Torres, whose family business has been in operation for four generations, has deep pockets, and a willingness to listen and learn. Over time the company has grown rapidly to reach its current status as the second-largest foreign importer, with annual turnover of $26 million.
"We saw China as the future," recalls Torres, a slightly built man with an endearingly gracious old-school manner. "But when we first started to import our wines, the market was very small and concentrated in Shanghai and Beijing.
"The way of doing business in China was very different and we had to adapt. I remember experimenting by saying we will treat our partners as friends, and do everything like that, and it turned out to be a successful way of doing it; people became much more receptive."
The company now has a China-made wine in its range thanks to a partnership formed with the local Grace Vineyard. The two parties are well known to each other; Torres distributes Grace wines but the two had never collaborated on producing a wine.
"It is a good wine," Torres says. "There was nothing similar in China. There are many chardonnays and many sauvignon blancs but nothing like this, made from the muscat grape.
"I think Grace makes the best wine in China. It sells out all the time so we figured we should work with them more. I asked my daughter to go and look at the winery and after that we decided we would make a white wine with them: Symphony. I hope there will be more co-operation.

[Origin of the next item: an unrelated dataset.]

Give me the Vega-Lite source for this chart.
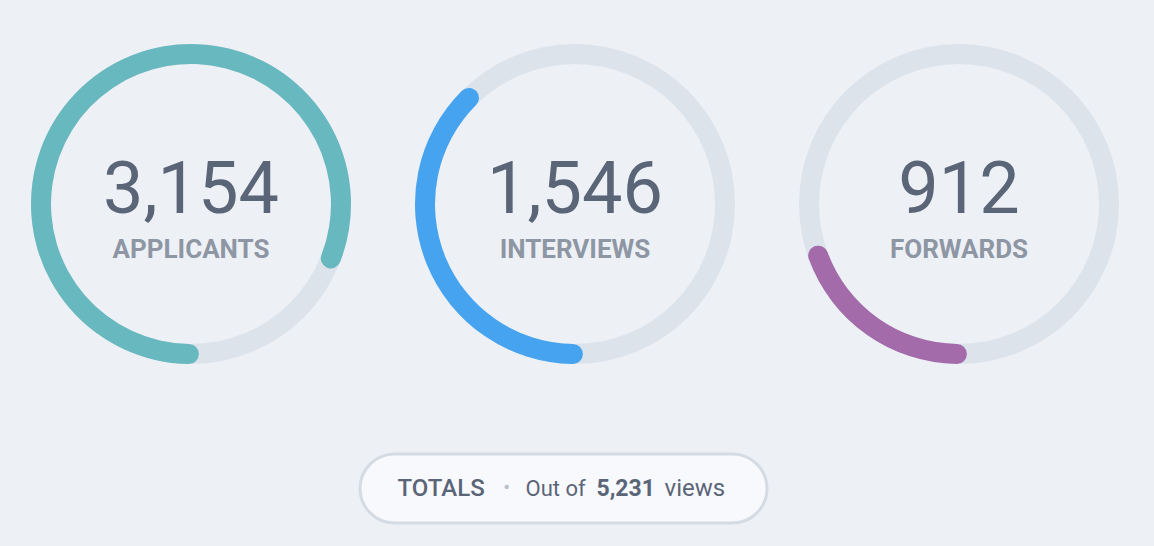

"Like us, Grace Vineyard is a family-owned company, and they think the same way we do."
Family protocol demanded that Torres retired this year at the age of 70 as general manager, although he will retain the title of president.
There is no doubt that China will continue to feature prominently in company plans. While other markets are flat, or growing slowly, China wine distributors are still recording phenomenal growth of 20 percent or more a year. Recent figures from the French-based wine body Vinexpo put annual consumption at 1.1 billion bottles, still a minuscule figure per capita in a nation of 1.3 billion people.
But increased affluence and awareness means the number of wine-drinkers keeps on growing.
As a long-time visitor to China, Torres has his own store of anecdotes about rather quirky local tastes. The habit of mixing fine wine with soft drinks, less common these days, was very much in evidence when the wine boss first started to visit, a custom that amazed and horrified him in equal measure.
He says: "I recall I was in a restaurant in Beijing with the Spanish ambassador, who pointed out that the people at the next table were drinking our flagship Mas la Plana. I had a look when I left and noticed that they were drinking it mixed with 7-Up."